--- Exercise description ---
Look for the line containing "Reproduce this chart" and the line containing "from matplotlib.patches import Rectangle" in the entries below. Copy those two and all lines between them exactly, leaving out pictures.

[Start of Extracted entries]

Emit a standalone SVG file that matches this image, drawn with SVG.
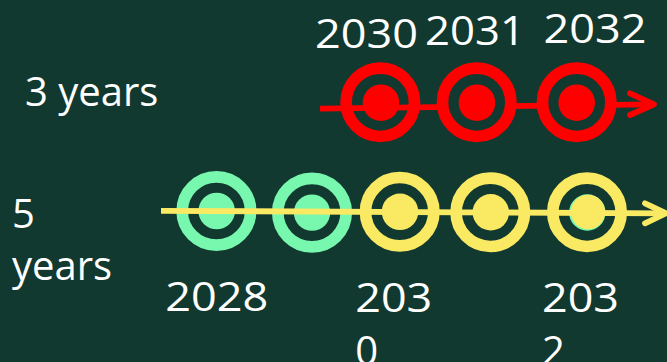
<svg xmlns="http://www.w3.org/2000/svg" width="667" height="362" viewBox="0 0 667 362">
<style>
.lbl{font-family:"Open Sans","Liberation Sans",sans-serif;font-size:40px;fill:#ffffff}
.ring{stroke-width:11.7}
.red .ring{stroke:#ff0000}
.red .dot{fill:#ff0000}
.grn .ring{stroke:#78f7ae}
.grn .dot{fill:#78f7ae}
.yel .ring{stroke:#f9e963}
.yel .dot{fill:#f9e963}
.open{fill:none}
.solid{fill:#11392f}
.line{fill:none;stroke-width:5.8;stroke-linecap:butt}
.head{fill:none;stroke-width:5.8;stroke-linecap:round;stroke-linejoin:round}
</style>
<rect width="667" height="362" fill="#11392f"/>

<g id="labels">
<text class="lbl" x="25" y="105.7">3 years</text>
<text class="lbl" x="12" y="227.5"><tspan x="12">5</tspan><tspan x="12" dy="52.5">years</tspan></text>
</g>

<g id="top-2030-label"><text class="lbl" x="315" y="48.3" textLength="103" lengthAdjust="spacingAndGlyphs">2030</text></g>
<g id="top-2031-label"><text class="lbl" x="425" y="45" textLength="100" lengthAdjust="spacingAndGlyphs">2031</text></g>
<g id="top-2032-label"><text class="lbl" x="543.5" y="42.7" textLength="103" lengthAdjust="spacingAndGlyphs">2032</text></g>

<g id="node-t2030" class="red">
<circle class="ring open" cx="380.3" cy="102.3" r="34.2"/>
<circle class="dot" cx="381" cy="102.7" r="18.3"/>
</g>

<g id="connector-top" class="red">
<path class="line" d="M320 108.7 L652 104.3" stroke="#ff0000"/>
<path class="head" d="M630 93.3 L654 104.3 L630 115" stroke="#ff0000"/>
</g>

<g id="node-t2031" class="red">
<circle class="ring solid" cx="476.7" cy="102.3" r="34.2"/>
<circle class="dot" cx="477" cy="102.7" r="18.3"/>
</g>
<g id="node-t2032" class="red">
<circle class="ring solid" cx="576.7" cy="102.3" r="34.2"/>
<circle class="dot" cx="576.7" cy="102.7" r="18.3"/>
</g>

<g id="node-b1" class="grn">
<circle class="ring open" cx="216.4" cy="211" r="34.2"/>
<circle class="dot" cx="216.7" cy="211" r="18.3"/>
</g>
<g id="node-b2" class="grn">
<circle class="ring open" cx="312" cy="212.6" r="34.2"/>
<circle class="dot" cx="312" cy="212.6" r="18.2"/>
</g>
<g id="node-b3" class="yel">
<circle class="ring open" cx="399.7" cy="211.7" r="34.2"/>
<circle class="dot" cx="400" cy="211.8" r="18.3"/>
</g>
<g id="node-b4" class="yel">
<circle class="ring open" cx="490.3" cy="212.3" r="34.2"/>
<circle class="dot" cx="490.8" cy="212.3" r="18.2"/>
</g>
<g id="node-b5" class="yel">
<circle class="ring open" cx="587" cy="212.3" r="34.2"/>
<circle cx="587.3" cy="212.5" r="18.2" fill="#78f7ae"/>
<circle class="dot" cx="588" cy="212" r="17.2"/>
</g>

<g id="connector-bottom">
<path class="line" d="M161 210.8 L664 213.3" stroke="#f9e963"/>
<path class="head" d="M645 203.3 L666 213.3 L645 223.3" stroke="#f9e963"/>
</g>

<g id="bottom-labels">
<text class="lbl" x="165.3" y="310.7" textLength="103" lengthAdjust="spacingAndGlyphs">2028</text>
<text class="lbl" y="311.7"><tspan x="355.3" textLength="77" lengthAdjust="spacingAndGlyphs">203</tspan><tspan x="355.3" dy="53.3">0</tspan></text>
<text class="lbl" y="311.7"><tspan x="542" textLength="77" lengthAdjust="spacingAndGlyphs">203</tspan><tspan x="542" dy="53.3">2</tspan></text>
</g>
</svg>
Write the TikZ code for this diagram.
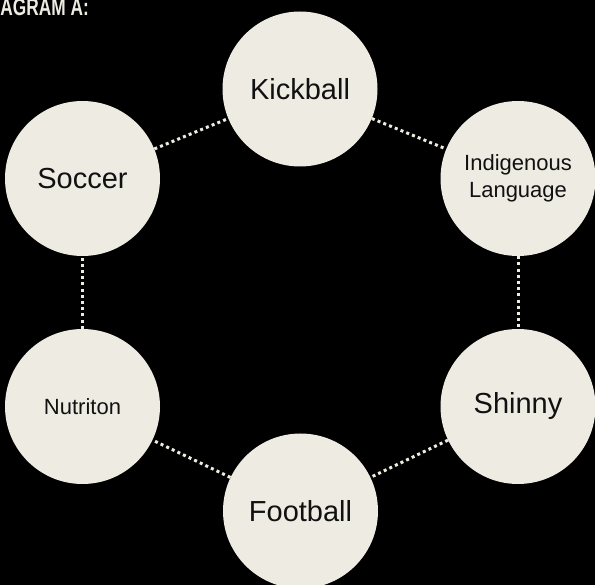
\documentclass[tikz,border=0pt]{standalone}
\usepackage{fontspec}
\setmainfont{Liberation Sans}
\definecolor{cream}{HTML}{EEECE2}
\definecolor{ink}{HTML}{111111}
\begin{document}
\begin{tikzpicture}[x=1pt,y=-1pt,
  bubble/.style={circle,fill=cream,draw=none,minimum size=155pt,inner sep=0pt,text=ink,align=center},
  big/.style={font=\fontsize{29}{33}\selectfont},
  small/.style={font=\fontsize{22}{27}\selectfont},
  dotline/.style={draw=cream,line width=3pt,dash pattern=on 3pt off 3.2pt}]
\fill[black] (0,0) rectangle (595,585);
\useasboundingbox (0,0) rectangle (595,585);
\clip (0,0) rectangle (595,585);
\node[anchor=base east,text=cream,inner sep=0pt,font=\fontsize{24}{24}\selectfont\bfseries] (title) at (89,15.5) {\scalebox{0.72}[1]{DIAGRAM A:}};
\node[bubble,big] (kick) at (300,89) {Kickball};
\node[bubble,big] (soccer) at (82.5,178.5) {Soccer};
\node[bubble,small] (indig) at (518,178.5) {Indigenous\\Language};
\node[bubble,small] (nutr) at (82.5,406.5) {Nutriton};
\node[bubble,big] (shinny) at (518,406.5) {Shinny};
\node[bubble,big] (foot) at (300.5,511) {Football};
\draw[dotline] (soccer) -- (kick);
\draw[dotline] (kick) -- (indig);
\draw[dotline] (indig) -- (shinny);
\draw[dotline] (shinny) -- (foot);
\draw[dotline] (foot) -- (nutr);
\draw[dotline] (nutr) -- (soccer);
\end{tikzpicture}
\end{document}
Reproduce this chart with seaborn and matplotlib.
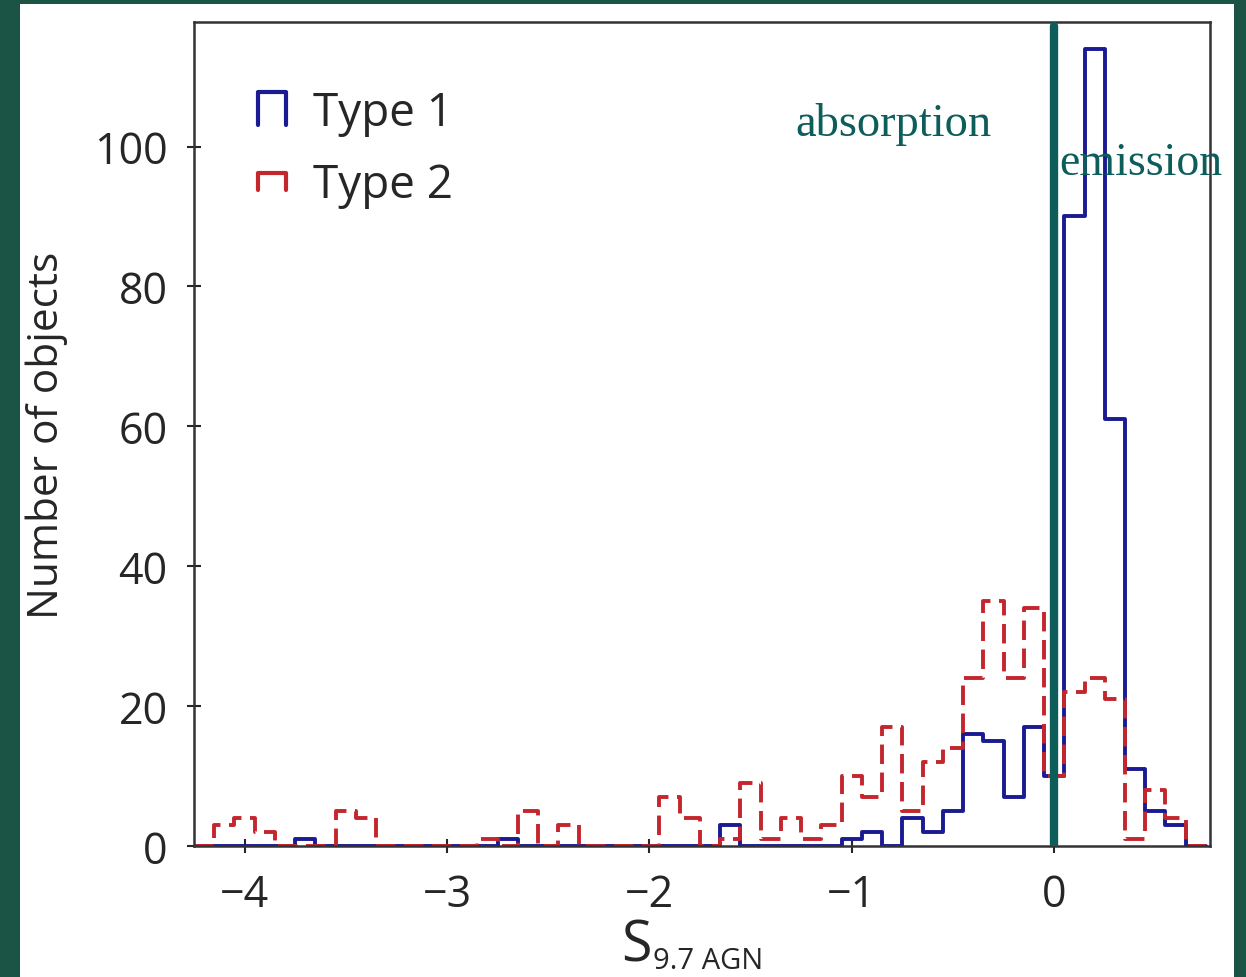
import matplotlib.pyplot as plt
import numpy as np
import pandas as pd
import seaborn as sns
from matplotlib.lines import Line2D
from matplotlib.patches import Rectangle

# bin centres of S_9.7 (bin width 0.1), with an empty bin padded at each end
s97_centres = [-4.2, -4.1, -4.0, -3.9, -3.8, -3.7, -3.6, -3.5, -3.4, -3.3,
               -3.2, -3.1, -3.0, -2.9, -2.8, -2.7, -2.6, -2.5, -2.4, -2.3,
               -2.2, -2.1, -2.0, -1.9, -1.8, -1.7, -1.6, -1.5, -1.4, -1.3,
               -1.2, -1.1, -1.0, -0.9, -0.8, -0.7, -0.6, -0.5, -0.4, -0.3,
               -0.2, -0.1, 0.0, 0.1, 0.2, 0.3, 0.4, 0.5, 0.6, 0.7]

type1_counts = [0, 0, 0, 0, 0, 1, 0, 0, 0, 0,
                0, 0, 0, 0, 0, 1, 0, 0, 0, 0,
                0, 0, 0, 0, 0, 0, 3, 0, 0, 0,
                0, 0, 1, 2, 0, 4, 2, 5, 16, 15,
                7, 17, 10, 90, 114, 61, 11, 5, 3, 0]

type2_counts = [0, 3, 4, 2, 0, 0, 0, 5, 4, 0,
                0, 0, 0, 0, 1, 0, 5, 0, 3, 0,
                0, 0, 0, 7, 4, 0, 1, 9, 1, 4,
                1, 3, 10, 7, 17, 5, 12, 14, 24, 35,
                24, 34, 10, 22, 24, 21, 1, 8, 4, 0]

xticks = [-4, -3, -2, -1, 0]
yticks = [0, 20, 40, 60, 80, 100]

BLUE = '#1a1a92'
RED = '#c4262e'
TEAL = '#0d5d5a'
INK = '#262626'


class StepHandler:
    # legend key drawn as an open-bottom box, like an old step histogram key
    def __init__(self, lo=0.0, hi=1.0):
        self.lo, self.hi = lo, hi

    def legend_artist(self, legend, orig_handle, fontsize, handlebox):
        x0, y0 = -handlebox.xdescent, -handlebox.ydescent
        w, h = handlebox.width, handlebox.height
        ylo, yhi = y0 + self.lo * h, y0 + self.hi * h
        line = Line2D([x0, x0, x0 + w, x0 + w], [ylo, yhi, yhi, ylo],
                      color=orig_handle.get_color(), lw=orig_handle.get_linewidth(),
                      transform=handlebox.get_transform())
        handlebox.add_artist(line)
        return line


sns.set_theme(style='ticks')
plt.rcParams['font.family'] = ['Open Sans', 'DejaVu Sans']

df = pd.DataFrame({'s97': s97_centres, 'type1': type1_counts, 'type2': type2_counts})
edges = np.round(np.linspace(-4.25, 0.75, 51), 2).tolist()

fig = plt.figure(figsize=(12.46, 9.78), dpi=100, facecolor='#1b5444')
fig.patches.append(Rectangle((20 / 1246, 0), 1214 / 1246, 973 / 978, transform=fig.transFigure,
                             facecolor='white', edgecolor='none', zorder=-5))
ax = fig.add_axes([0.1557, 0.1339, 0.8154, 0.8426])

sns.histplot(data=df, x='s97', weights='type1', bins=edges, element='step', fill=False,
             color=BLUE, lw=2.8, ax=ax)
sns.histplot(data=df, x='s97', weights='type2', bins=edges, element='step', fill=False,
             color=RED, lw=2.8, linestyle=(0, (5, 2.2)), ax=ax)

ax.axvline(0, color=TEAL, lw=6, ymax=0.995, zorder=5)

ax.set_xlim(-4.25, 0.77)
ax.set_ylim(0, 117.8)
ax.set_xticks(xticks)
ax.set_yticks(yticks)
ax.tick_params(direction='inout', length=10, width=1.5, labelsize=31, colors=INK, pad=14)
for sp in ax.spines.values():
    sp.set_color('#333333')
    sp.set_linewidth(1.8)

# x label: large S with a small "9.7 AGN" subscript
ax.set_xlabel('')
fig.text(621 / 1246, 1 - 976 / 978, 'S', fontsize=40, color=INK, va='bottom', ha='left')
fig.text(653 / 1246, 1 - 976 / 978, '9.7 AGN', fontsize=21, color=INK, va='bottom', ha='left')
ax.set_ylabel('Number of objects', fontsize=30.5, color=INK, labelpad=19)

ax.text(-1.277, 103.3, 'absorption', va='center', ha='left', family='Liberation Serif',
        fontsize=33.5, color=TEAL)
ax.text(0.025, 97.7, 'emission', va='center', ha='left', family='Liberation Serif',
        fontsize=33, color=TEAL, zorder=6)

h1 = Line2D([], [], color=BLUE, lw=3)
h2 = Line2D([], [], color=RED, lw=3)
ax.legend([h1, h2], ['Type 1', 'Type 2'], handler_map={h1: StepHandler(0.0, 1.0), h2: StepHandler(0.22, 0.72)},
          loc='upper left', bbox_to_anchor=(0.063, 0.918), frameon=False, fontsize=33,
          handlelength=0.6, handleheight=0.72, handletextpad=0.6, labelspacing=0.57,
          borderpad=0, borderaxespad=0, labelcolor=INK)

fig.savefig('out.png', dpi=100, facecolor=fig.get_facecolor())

[End of Extracted entries]

--- Answer ---
Reproduce this chart with seaborn and matplotlib.
import matplotlib.pyplot as plt
import numpy as np
import pandas as pd
import seaborn as sns
from matplotlib.lines import Line2D
from matplotlib.patches import Rectangle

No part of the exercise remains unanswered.